Conheça alguns acontecimentos marcantes na história do José Walter:
No aniversário de 50 anos do bairro Prefeito José Walter, O POVO destaca alguns fatos que marcaram o começo da história do local. Confira a seguir:
Inauguração da primeira etapa do bairro - 20 de março de 1970
A construção do bairro levou cerca de cinco anos e custou R$ 33 milhões. O projeto do conjunto habitacional teve uma ampliação e foi finalizado com 4.774 casas. No início de 1970, foram entregues 1.208 residências que constituíam a primeira etapa, que ia até a Avenida C. Em agosto de 1970, foram entregues 1.810 casas e em janeiro de 1971, deu-se início à entrega das casas da terceira etapa (que posteriormente ampliada, foi chamada de quarta etapa). As principais reclamações dos moradores com relação às casas eram as janelas que abriam para fora, o revestimento das paredes, o telhado de amianto e a falta de uma caixa d’água na grande maioria delas.
Criação do primeiro posto de Saúde - Julho de 1972
É criado o primeiro posto de saúde do bairro.
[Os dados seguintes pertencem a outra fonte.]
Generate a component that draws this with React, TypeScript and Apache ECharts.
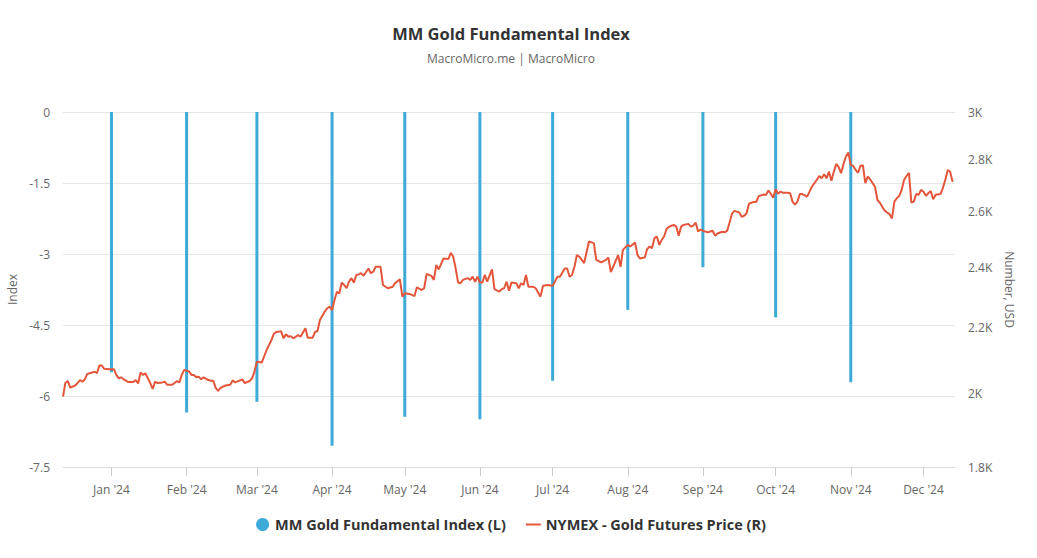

O Hospital Gonzaguinha foi inaugurado apenas em 1986, apesar de ter sua construção noticiada desde 1980.
Linha de ônibus "José Walter-Centro" começa a circular - 23 de junho de 1976
A abertura da linha “José Walter-Centro” realizada pela empresa Clotran, foi fruto das denúncias constantes dos moradores contra a empresa Nossa Senhora de Fátima, que realizava duas rotas do bairro até o centro da Cidade, uma pela Parangaba e outra pela BR-116. No começo da história do José Walter, eram comuns as “vaquinhas”, iniciativa dos moradores para lidar com a precariedade do transporte público no José Walter. Nas “vaquinhas”, quem tinham veículo particular começou a realizar o transporte de pessoas para o centro pelo mesmo preço cobrado nos ônibus.
Centro Social Urbano Adauto Bezerra é inaugurado - 12 de maio de 1977
O Centro Social Urbano Adauto Bezerra foi pensado para ser um complexo onde seria ofertado lazer, saúde e educação para os moradores do bairro. Por ser um programa federal, na inauguração estiveram presentes diversos políticos, inclusive o presidente da época, o Ernesto Geisel. O Centro Social Urbano hoje está sendo reformado para transformar-se em uma unidade da Rede Cuca. Moradores defendem a manutenção do nome original do equipamento como sinal de preservação da história do bairro.
Acontece a "Festa da Água" - 24 de setembro de 1981
A “Festa da Água” foi um evento para comemorar o momento que pôs fim aos dez anos de luta dos moradores pela regularização do fornecimento de água ao Conjunto, com a inauguração do sistema Pacoti-Riachão.